%%

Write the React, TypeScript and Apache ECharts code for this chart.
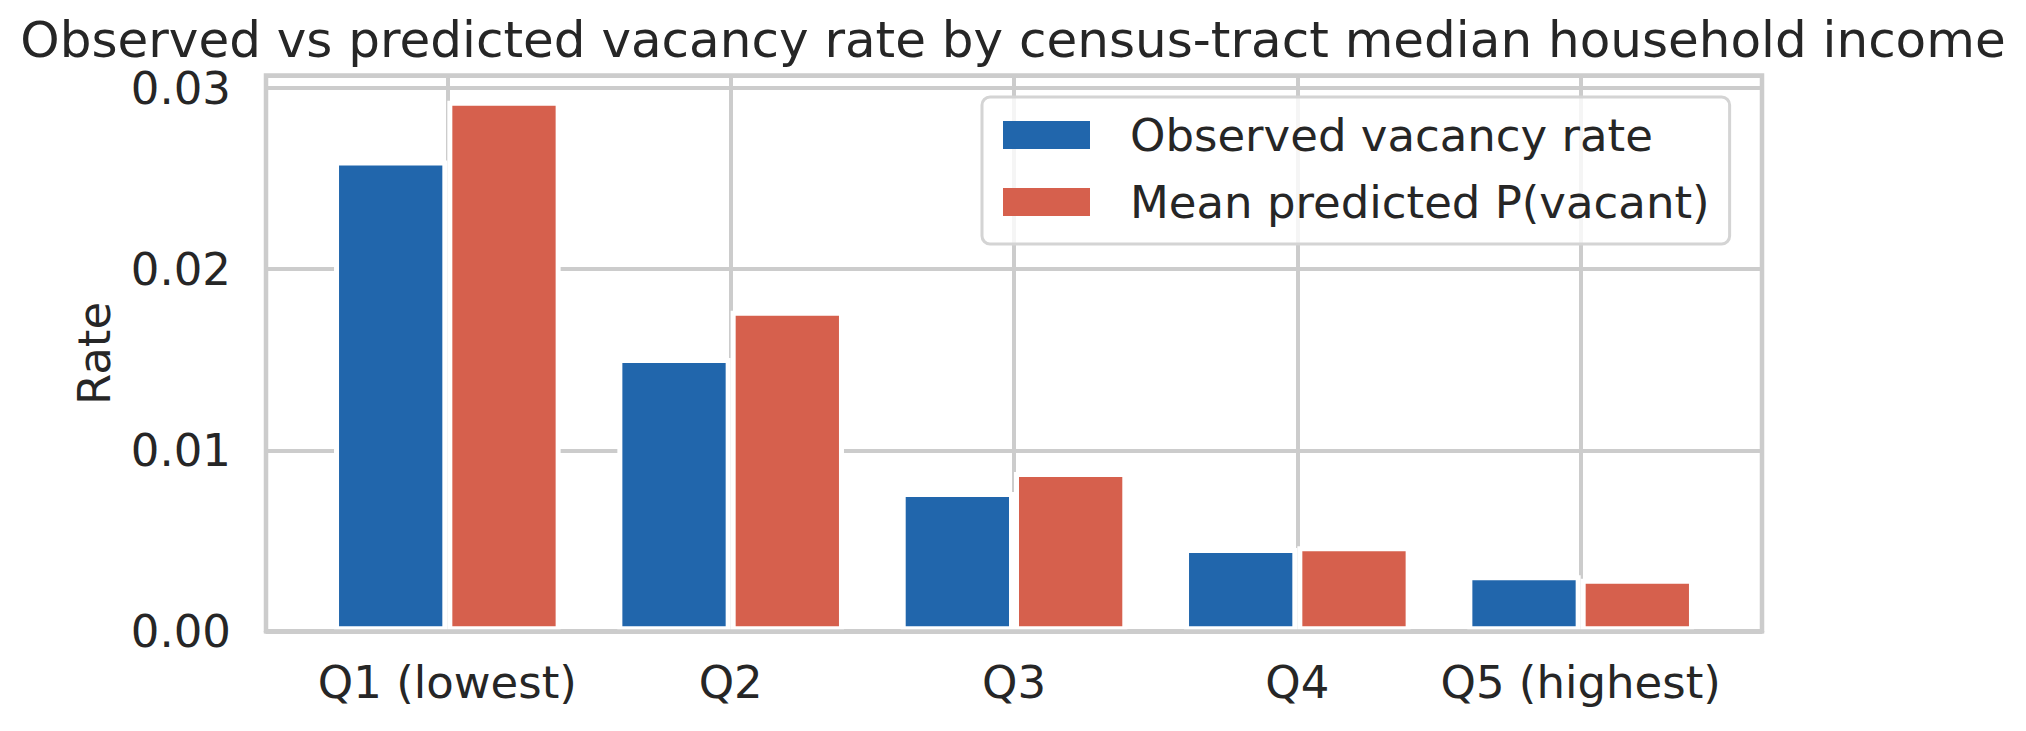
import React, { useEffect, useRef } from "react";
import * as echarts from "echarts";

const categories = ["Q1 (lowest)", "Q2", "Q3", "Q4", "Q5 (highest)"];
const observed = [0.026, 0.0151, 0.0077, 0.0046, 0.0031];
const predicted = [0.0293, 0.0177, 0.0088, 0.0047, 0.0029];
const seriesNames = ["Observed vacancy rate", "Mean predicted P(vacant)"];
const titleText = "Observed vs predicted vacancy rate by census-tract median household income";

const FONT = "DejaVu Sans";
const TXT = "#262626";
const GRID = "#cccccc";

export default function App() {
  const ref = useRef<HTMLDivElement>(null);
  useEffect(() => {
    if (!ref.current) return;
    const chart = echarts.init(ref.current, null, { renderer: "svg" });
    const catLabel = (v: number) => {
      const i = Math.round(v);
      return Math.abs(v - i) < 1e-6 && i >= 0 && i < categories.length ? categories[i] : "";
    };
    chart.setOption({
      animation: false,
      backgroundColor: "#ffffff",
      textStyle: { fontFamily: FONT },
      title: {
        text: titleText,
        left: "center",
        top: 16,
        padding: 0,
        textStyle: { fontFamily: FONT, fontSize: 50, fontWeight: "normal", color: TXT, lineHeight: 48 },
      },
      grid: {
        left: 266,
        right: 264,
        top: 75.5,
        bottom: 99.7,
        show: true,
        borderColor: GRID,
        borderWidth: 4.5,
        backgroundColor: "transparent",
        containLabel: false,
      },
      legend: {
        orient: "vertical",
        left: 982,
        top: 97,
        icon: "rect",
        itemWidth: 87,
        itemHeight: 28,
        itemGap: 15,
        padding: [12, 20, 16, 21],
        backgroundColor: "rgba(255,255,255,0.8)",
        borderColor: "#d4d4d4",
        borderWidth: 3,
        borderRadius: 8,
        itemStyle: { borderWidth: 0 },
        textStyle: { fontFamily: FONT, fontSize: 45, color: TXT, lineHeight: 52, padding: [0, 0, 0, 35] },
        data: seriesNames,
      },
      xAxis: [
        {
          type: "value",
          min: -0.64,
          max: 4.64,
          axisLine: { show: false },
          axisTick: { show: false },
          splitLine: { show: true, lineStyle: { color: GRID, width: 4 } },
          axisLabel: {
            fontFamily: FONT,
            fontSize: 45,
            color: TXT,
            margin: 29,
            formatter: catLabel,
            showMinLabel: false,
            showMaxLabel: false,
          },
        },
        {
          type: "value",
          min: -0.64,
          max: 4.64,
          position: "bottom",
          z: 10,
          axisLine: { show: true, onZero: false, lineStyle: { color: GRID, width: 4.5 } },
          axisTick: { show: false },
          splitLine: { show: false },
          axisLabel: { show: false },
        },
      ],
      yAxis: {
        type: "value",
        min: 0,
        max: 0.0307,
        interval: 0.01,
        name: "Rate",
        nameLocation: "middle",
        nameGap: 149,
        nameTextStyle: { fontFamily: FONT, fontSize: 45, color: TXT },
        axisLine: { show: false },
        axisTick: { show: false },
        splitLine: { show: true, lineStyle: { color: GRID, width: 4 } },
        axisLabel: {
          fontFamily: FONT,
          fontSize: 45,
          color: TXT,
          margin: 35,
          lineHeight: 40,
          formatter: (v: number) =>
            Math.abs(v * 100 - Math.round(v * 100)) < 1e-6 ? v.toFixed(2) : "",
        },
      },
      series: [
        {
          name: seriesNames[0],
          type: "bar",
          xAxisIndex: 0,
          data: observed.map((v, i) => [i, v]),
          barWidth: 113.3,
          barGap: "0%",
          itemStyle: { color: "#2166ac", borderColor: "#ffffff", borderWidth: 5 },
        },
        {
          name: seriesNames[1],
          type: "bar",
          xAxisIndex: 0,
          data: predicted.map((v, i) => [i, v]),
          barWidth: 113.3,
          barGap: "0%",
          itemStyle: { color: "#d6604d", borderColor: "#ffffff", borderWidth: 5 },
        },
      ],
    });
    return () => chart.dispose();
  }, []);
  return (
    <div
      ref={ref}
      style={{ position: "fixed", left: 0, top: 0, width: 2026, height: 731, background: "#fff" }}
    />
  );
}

%%
%%

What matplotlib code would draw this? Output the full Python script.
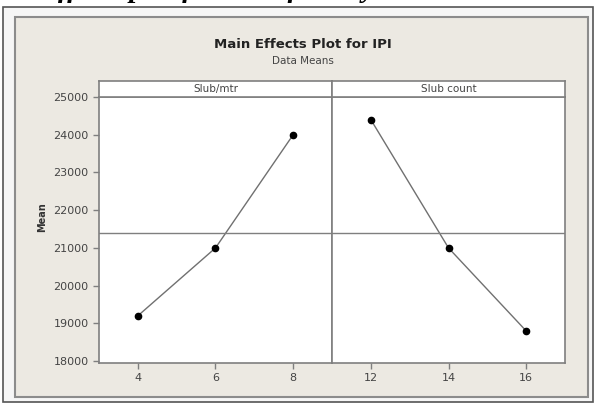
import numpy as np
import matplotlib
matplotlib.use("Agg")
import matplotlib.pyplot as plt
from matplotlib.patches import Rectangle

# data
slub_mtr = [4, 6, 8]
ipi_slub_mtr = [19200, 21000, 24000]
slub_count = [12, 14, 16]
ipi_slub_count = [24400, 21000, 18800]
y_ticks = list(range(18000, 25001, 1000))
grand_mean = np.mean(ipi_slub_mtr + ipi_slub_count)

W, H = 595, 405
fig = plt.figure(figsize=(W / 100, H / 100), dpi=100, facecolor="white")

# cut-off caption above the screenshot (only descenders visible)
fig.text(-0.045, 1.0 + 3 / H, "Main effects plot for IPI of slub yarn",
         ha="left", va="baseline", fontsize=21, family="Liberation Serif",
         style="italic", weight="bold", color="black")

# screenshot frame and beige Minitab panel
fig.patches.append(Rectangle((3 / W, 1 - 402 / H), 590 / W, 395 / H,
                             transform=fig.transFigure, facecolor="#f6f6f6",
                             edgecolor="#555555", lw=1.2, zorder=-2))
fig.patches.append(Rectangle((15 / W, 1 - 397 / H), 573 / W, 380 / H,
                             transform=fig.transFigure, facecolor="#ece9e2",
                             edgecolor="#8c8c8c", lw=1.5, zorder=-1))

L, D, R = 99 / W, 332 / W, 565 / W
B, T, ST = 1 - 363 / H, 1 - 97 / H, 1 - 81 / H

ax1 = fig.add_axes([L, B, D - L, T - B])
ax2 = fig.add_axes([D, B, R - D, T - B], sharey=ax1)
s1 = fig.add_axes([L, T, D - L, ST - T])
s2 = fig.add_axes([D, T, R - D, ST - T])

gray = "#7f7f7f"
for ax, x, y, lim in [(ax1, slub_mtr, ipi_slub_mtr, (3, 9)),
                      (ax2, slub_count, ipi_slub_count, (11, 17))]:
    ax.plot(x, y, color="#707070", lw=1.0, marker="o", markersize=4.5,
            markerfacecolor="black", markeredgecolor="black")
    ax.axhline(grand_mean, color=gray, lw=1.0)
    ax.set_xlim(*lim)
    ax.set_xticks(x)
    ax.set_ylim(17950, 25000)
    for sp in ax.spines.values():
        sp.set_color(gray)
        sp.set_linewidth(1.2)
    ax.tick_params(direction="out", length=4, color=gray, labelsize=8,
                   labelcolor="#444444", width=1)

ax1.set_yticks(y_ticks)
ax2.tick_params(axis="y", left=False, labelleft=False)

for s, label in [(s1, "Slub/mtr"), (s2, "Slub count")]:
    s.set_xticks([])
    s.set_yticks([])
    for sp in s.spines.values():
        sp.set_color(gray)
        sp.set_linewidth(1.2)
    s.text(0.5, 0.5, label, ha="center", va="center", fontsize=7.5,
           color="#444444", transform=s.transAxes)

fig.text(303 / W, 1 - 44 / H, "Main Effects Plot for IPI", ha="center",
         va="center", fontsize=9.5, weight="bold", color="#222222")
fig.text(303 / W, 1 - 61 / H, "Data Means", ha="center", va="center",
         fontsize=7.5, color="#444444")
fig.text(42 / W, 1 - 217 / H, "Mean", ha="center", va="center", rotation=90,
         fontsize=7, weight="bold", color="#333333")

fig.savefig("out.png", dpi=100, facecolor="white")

%%

Locate all lines in the listing above with the word "React" and copy them.

* Written response *
Write the React, TypeScript and Apache ECharts code for this chart.
import React, { useEffect, useRef } from "react";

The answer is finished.